Sunday, March 27, 2016

Nice: a cornucopia of music

Nice has become our favorite city in France. Small enough that you can get to know it well, it is large enough to support a huge variety of music and theatre. Our recent stay highlighted the variety of concerts available. The day after we arrived, we took the tram up to the Nice North Forum and saw a world music event – the first half Jo Badou, a singer/percussionist from North Africa playing with a local pianist, and the second a fascinating duo – French cellist Vincent Segal and West African Ballike Sissoko, master of the koral, a harp-like instrument. We later returned to the Forum for a concert by a group of American jazz musicians from the 70’s and 80’s reunited as a group called The Cookers. Days later a short bus ride up to the Chagall Museum took us to a chamber music concert. The concert hall features magnificent stained glass windows, worth the trip by themselves. The three musicians from the Nice Opera orchestra began with a piano-violin-cello trio by Aaron Copeland, relatively short and very “modern,” with the requisite dissonance.
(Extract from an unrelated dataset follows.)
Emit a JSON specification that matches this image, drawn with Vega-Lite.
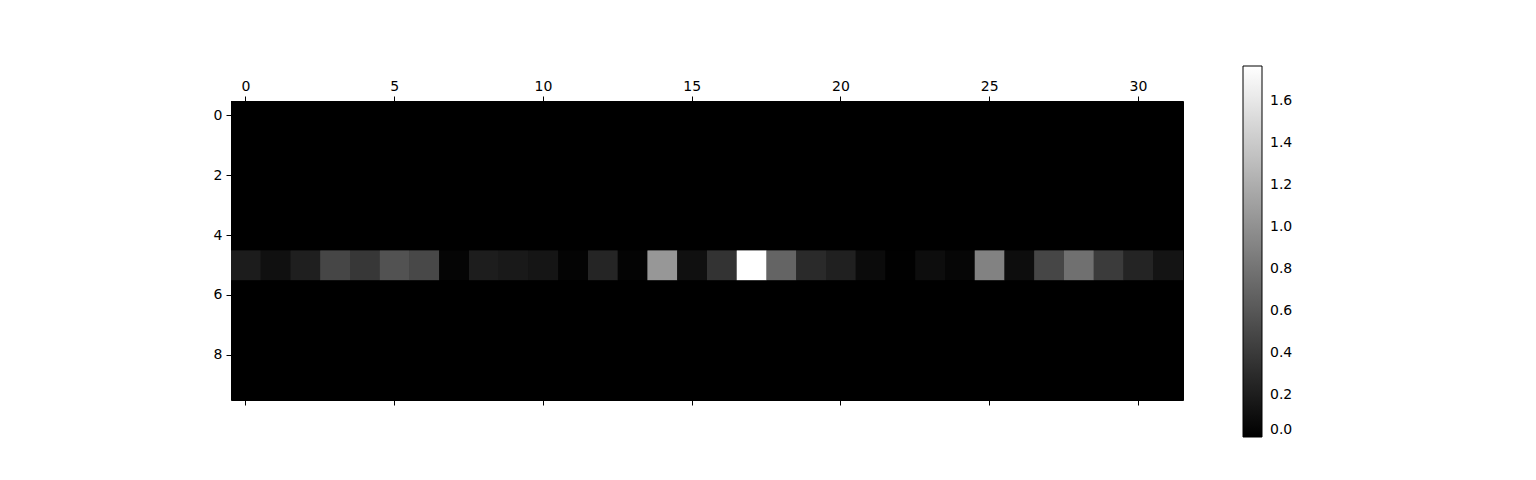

This was followed by a magnificent Tchaikovsky trio that was everything chamber music should be. The next weekend you could visit the 14th C Church of St Augustine on Friday evening or Sunday afternoon for baroque liturgical music – the beauty of the music matched only by the magnificence of the surroundings and the discomfort of the seating. The highlight of the stay was a performance of Les Huguenots at the Nice Opera. This rococo gem of a concert hall has wonderful acoustics amid opulent seating, and typically sells out soon after seats go on-line for sale. The orchestra and singers were predictably superb, though the attempt to “modernize” the setting was of mixed success. The shift of the characters from modern to 17th C dress was distracting, as was the use of both swords and firearms as weapons. My only complaint about performances at the Opera is the use of 20+ minute intermissions, leading to very late nights. If not sated, you could drop in on any of dozens of small jazz clubs around the city or listen to the buskers found everywhere people gathered.

Sunday, March 6, 2016

Cormac McCarthy at the Wamsutta

Art Tebbetts, New Bedford's troubador, finished his warm-up set telling us we were in for a real treat, and his prediction came true. Cormac McCarthy is a great entertainer in every sense of the word. His rich baritone delivered a variety of songs ranging from the poignant to the angry to the hilarious. He is an accomplished guitar player and added some mouth organ interludes. He writes most of his own material, and each song tells a story. The audience would have stayed as long as he would. Between songs, he kept the audience in stitches with one-liners and stories, some probably rehearsed and others quite spontaneous in response to the audience and environment. (Sample: "I am half Irish and half German. Have the easy charm of a German and the discipline of the Irish. When I wake up in the morning, part of me wants a drink and part wants to invade Poland.") If you get the chance, go and see him live. I’d also urge you to look at the whole Wepeckett Salon Series at the Wamsutta Club as a good way to spend a Saturday evening.